_YOUR GOAL:_ Retype the records below exactly as they appear, but leave out any pictures.

[Records from a dataset]
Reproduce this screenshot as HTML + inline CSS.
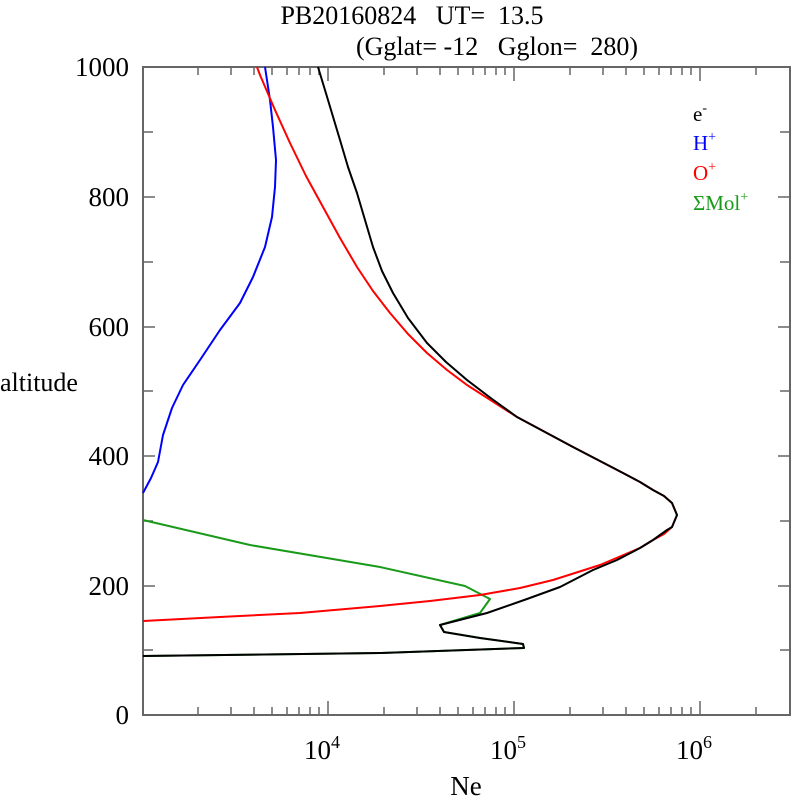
<!DOCTYPE html><html><head><style>body{margin:0;background:#fff}</style></head><body>
<svg width="792" height="796" xmlns="http://www.w3.org/2000/svg" font-family="Liberation Serif, serif">
<rect x="0" y="0" width="792" height="796" fill="#fff"/>
<text x="412" y="24" font-size="26" text-anchor="middle" xml:space="preserve">PB20160824   UT=  13.5</text>
<text x="497" y="55" font-size="26" text-anchor="middle" xml:space="preserve">(Gglat= -12   Gglon=  280)</text>
<rect x="143" y="67" width="647" height="648" fill="none" stroke="#666" stroke-width="2"/>
<g stroke="#666" stroke-width="1.5">
<path d="M143,132h10M143,197h12M143,262h10M143,327h12M143,391h10M143,456h12M143,521h10M143,586h12M143,650h10"/>
<path d="M790,132h-10M790,197h-12M790,262h-10M790,327h-12M790,391h-10M790,456h-12M790,521h-10M790,586h-12M790,650h-10"/>
<path d="M198,715v-8M231,715v-8M254,715v-8M272,715v-8M287,715v-8M299,715v-8M310,715v-8M319,715v-8M328,715v-14M384,715v-8M417,715v-8M440,715v-8M458,715v-8M473,715v-8M485,715v-8M496,715v-8M505,715v-8M514,715v-14M570,715v-8M603,715v-8M626,715v-8M644,715v-8M659,715v-8M671,715v-8M682,715v-8M691,715v-8M700,715v-14M756,715v-8"/>
<path d="M198,67v8M231,67v8M254,67v8M272,67v8M287,67v8M299,67v8M310,67v8M319,67v8M328,67v14M384,67v8M417,67v8M440,67v8M458,67v8M473,67v8M485,67v8M496,67v8M505,67v8M514,67v14M570,67v8M603,67v8M626,67v8M644,67v8M659,67v8M671,67v8M682,67v8M691,67v8M700,67v14M756,67v8"/>
</g>
<g font-size="27" text-anchor="end">
<text x="129" y="76">1000</text><text x="129" y="206">800</text><text x="129" y="336">600</text>
<text x="129" y="465">400</text><text x="129" y="595">200</text><text x="129" y="724">0</text>
</g>
<text x="0" y="391" font-size="26">altitude</text>
<g font-size="27" text-anchor="middle">
<text x="322" y="759">10<tspan font-size="18" dy="-11">4</tspan></text>
<text x="508" y="759">10<tspan font-size="18" dy="-11">5</tspan></text>
<text x="694" y="759">10<tspan font-size="18" dy="-11">6</tspan></text>
<text x="466" y="795">Ne</text>
</g>
<g fill="none" stroke-width="2" stroke-linejoin="round">
<polyline stroke="#1a9a1a" points="143,520 250,545 380,567 465,586 490,599 480,613 440,625 444,632 480,638 523,644 524,648 380,653 143,656"/>
<polyline stroke="#00f" points="265,67 270,100 273,127 276,160 275,187 272,217 265,247 253,277 240,303 220,330 200,360 183,385 172,408 163,435 158,462 151,478 143,493"/>
<polyline stroke="#f00" points="257,67 260,75 275,110 290,143 306,176 323,207 340,238 357,267 373,291 390,313 408,334 427,353 447,370 467,385 492,401 517,417 545,432 573,447 598,460 623,473 640,482 653,490 664,496 672,503 677,515 672,527 664,534 653,540 640,548 600,565 553,580 520,588 480,595 430,601 380,606 300,613 220,617 143,621"/>
<polyline stroke="#000" points="318,67 328,100 340,140 348,167 357,193 365,220 373,247 382,271 393,293 408,318 427,343 446,362 467,380 492,399 517,417 545,432 573,447 598,460 623,473 640,482 653,490 664,496 672,503 677,515 672,527 667,530 653,540 640,548 617,560 593,570 560,587 527,599 487,613 440,625 444,632 480,638 523,644 524,648 380,653 143,656"/>
</g>
<g font-size="21">
<text x="693" y="121">e<tspan font-size="14" dy="-9">-</tspan></text>
<text x="693" y="150" fill="#00f">H<tspan font-size="14" dy="-9">+</tspan></text>
<text x="693" y="180" fill="#f00">O<tspan font-size="14" dy="-9">+</tspan></text>
<text x="693" y="210" fill="#1a9a1a">ΣMol<tspan font-size="14" dy="-9">+</tspan></text>
</g>
</svg></body></html>
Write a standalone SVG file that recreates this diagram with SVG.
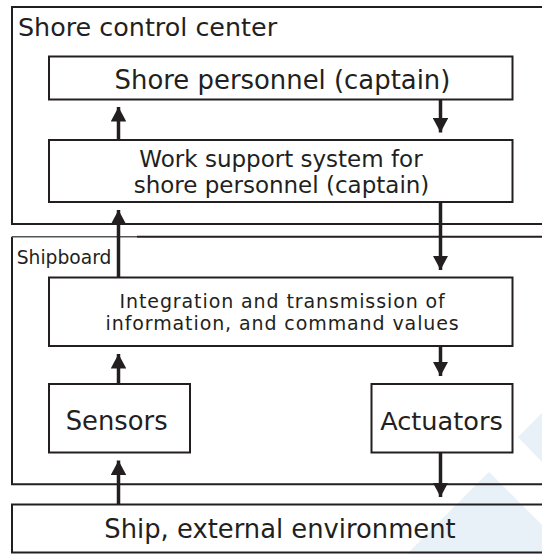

_ANSWER TO THIS PROBLEM:_
Reproduce this screenshot as HTML + inline CSS.
<!DOCTYPE html><html><head><style>body{margin:0;background:#fff}</style></head><body>
<svg width="792" height="796" xmlns="http://www.w3.org/2000/svg" font-family="Liberation Serif, serif">
<rect x="0" y="0" width="792" height="796" fill="#fff"/>
<text x="412" y="24" font-size="26" text-anchor="middle" xml:space="preserve">PB20160824   UT=  13.5</text>
<text x="497" y="55" font-size="26" text-anchor="middle" xml:space="preserve">(Gglat= -12   Gglon=  280)</text>
<rect x="143" y="67" width="647" height="648" fill="none" stroke="#666" stroke-width="2"/>
<g stroke="#666" stroke-width="1.5">
<path d="M143,132h10M143,197h12M143,262h10M143,327h12M143,391h10M143,456h12M143,521h10M143,586h12M143,650h10"/>
<path d="M790,132h-10M790,197h-12M790,262h-10M790,327h-12M790,391h-10M790,456h-12M790,521h-10M790,586h-12M790,650h-10"/>
<path d="M198,715v-8M231,715v-8M254,715v-8M272,715v-8M287,715v-8M299,715v-8M310,715v-8M319,715v-8M328,715v-14M384,715v-8M417,715v-8M440,715v-8M458,715v-8M473,715v-8M485,715v-8M496,715v-8M505,715v-8M514,715v-14M570,715v-8M603,715v-8M626,715v-8M644,715v-8M659,715v-8M671,715v-8M682,715v-8M691,715v-8M700,715v-14M756,715v-8"/>
<path d="M198,67v8M231,67v8M254,67v8M272,67v8M287,67v8M299,67v8M310,67v8M319,67v8M328,67v14M384,67v8M417,67v8M440,67v8M458,67v8M473,67v8M485,67v8M496,67v8M505,67v8M514,67v14M570,67v8M603,67v8M626,67v8M644,67v8M659,67v8M671,67v8M682,67v8M691,67v8M700,67v14M756,67v8"/>
</g>
<g font-size="27" text-anchor="end">
<text x="129" y="76">1000</text><text x="129" y="206">800</text><text x="129" y="336">600</text>
<text x="129" y="465">400</text><text x="129" y="595">200</text><text x="129" y="724">0</text>
</g>
<text x="0" y="391" font-size="26">altitude</text>
<g font-size="27" text-anchor="middle">
<text x="322" y="759">10<tspan font-size="18" dy="-11">4</tspan></text>
<text x="508" y="759">10<tspan font-size="18" dy="-11">5</tspan></text>
<text x="694" y="759">10<tspan font-size="18" dy="-11">6</tspan></text>
<text x="466" y="795">Ne</text>
</g>
<g fill="none" stroke-width="2" stroke-linejoin="round">
<polyline stroke="#1a9a1a" points="143,520 250,545 380,567 465,586 490,599 480,613 440,625 444,632 480,638 523,644 524,648 380,653 143,656"/>
<polyline stroke="#00f" points="265,67 270,100 273,127 276,160 275,187 272,217 265,247 253,277 240,303 220,330 200,360 183,385 172,408 163,435 158,462 151,478 143,493"/>
<polyline stroke="#f00" points="257,67 260,75 275,110 290,143 306,176 323,207 340,238 357,267 373,291 390,313 408,334 427,353 447,370 467,385 492,401 517,417 545,432 573,447 598,460 623,473 640,482 653,490 664,496 672,503 677,515 672,527 664,534 653,540 640,548 600,565 553,580 520,588 480,595 430,601 380,606 300,613 220,617 143,621"/>
<polyline stroke="#000" points="318,67 328,100 340,140 348,167 357,193 365,220 373,247 382,271 393,293 408,318 427,343 446,362 467,380 492,399 517,417 545,432 573,447 598,460 623,473 640,482 653,490 664,496 672,503 677,515 672,527 667,530 653,540 640,548 617,560 593,570 560,587 527,599 487,613 440,625 444,632 480,638 523,644 524,648 380,653 143,656"/>
</g>
<g font-size="21">
<text x="693" y="121">e<tspan font-size="14" dy="-9">-</tspan></text>
<text x="693" y="150" fill="#00f">H<tspan font-size="14" dy="-9">+</tspan></text>
<text x="693" y="180" fill="#f00">O<tspan font-size="14" dy="-9">+</tspan></text>
<text x="693" y="210" fill="#1a9a1a">ΣMol<tspan font-size="14" dy="-9">+</tspan></text>
</g>
</svg></body></html>
Write a standalone SVG file that recreates this diagram with SVG.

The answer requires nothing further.